The first response was for local commanders to put armor on the vehicles. The situation begged for something better.

Armored Humvees were meant mainly for military police. But they were perfect for all troops in Iraq. First, the Army shipped all available armored Humvees to the Central Command region. Second, the service ramped up production from 30 per month to more than 400 per month.

Third, the service mass-produced Level 2 "add-on armor" for Humvees. This factory-produced armor replaces the glass in the vehicles and provides armor protection. The add-ons go on regular Humvees at two plants in Kuwait or another eight plants in Iraq. About 10,000 Humvees have Level 2 armor.

Also, there are now more than 6,000 Level 1 armored Humvees in the region today. Whitcomb said those are produced in a factory back in the states. "It essentially gives you protection, both glass and on the armament on the side, front, rear, top and bottom," he said.
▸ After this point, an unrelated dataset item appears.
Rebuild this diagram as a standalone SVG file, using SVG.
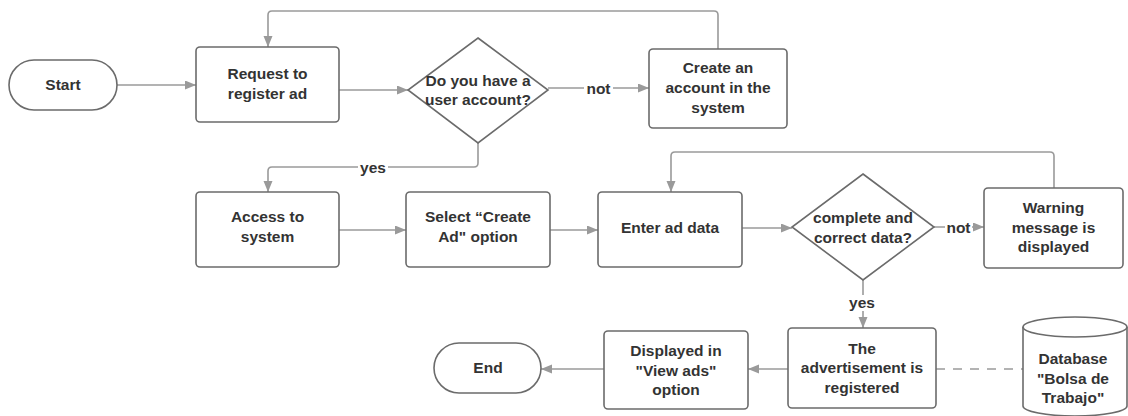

He likened Level 1 to "protection in a bubble."

The requirement in Iraq is for 8,100 Level 1 Humvees. "With the production we have today, we will get there soon," Whitcomb said.

But Humvees are only part of the story. Trucks and other wheeled vehicles need protection too. So the Army has developed Level 3 armor to attach to the families of trucks needed in the combat zone. To date, some 4,500 vehicles have been fitted with Level 3 armor.

There are 30,000 wheeled vehicles in Central Command. All but 8,000 have some form of armor protection. Many of those are tool vans and communications vans that have no need to leave a base camp. Whitcomb said Central Command "is in relatively good shape."

The general said the last full brigade that deployed into Iraq - the 256th Infantry - had around 1,000 wheeled vehicles. Just under 1,000 had some level of protection on them. No soldier is driving to Iraq in an unarmored vehicle, he said.

He said the goal is the same for the 278th Infantry and the 116th Infantry - the next two units that will deploy.